━━━ Source material

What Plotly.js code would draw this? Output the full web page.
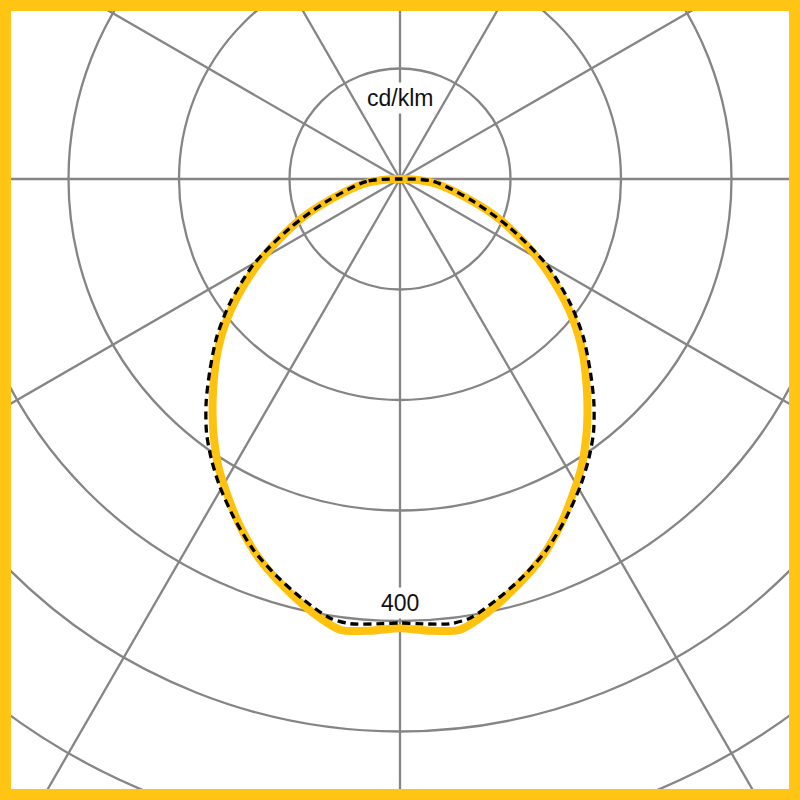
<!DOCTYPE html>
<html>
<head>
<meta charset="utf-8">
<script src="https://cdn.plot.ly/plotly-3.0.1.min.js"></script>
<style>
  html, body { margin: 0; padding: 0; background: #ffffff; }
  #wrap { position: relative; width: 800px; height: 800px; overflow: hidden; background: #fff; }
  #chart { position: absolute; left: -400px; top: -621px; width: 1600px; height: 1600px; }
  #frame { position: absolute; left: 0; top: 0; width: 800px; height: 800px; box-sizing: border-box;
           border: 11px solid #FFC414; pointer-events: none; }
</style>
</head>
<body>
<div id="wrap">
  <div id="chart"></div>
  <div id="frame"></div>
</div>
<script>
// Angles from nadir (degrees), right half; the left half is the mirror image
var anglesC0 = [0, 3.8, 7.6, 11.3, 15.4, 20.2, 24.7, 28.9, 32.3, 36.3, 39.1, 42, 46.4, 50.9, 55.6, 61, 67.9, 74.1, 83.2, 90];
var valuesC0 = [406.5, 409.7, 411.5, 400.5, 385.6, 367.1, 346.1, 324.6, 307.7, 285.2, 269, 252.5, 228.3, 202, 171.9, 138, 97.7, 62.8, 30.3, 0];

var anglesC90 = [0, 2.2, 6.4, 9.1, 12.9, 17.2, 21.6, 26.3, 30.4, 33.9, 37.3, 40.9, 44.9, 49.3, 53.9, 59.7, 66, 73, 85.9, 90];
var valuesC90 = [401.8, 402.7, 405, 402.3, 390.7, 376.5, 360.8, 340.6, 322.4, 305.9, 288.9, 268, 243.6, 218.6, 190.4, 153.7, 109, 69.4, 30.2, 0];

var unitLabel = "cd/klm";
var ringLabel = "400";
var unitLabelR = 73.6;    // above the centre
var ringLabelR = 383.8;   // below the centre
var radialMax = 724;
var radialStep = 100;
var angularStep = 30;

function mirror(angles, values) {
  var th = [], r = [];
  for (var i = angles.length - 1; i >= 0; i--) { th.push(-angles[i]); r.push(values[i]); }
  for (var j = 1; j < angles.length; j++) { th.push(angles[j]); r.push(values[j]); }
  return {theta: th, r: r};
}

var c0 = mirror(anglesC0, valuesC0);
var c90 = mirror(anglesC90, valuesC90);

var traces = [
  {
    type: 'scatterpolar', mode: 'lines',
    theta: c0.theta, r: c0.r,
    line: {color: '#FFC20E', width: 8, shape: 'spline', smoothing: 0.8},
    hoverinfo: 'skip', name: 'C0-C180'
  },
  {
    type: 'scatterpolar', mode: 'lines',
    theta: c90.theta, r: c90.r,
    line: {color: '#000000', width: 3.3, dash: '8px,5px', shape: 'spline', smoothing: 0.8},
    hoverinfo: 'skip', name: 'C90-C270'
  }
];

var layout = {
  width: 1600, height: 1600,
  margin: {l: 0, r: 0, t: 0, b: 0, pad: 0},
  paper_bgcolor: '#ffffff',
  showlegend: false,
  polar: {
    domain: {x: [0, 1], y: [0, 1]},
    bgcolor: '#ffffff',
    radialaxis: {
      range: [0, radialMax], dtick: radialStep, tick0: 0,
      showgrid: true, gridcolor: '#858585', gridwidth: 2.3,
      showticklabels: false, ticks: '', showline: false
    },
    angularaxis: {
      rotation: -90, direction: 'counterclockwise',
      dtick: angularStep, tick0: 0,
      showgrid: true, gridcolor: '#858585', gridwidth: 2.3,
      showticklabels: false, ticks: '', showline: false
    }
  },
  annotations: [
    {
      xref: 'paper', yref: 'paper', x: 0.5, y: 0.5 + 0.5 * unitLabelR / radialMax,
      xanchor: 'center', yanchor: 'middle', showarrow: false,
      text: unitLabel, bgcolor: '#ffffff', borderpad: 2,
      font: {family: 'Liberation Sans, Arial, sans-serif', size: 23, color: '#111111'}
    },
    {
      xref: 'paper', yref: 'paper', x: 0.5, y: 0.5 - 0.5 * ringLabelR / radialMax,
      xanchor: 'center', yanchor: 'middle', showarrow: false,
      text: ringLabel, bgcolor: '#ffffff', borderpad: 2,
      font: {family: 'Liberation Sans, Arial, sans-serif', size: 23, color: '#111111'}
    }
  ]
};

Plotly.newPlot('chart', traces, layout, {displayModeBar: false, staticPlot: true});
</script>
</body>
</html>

━━━━━━

Please repeat exactly the data above from its first line to the line that contains "62.8, 30.3, 0];", inclusive, and leave every picture out.

What Plotly.js code would draw this? Output the full web page.
<!DOCTYPE html>
<html>
<head>
<meta charset="utf-8">
<script src="https://cdn.plot.ly/plotly-3.0.1.min.js"></script>
<style>
  html, body { margin: 0; padding: 0; background: #ffffff; }
  #wrap { position: relative; width: 800px; height: 800px; overflow: hidden; background: #fff; }
  #chart { position: absolute; left: -400px; top: -621px; width: 1600px; height: 1600px; }
  #frame { position: absolute; left: 0; top: 0; width: 800px; height: 800px; box-sizing: border-box;
           border: 11px solid #FFC414; pointer-events: none; }
</style>
</head>
<body>
<div id="wrap">
  <div id="chart"></div>
  <div id="frame"></div>
</div>
<script>
// Angles from nadir (degrees), right half; the left half is the mirror image
var anglesC0 = [0, 3.8, 7.6, 11.3, 15.4, 20.2, 24.7, 28.9, 32.3, 36.3, 39.1, 42, 46.4, 50.9, 55.6, 61, 67.9, 74.1, 83.2, 90];
var valuesC0 = [406.5, 409.7, 411.5, 400.5, 385.6, 367.1, 346.1, 324.6, 307.7, 285.2, 269, 252.5, 228.3, 202, 171.9, 138, 97.7, 62.8, 30.3, 0];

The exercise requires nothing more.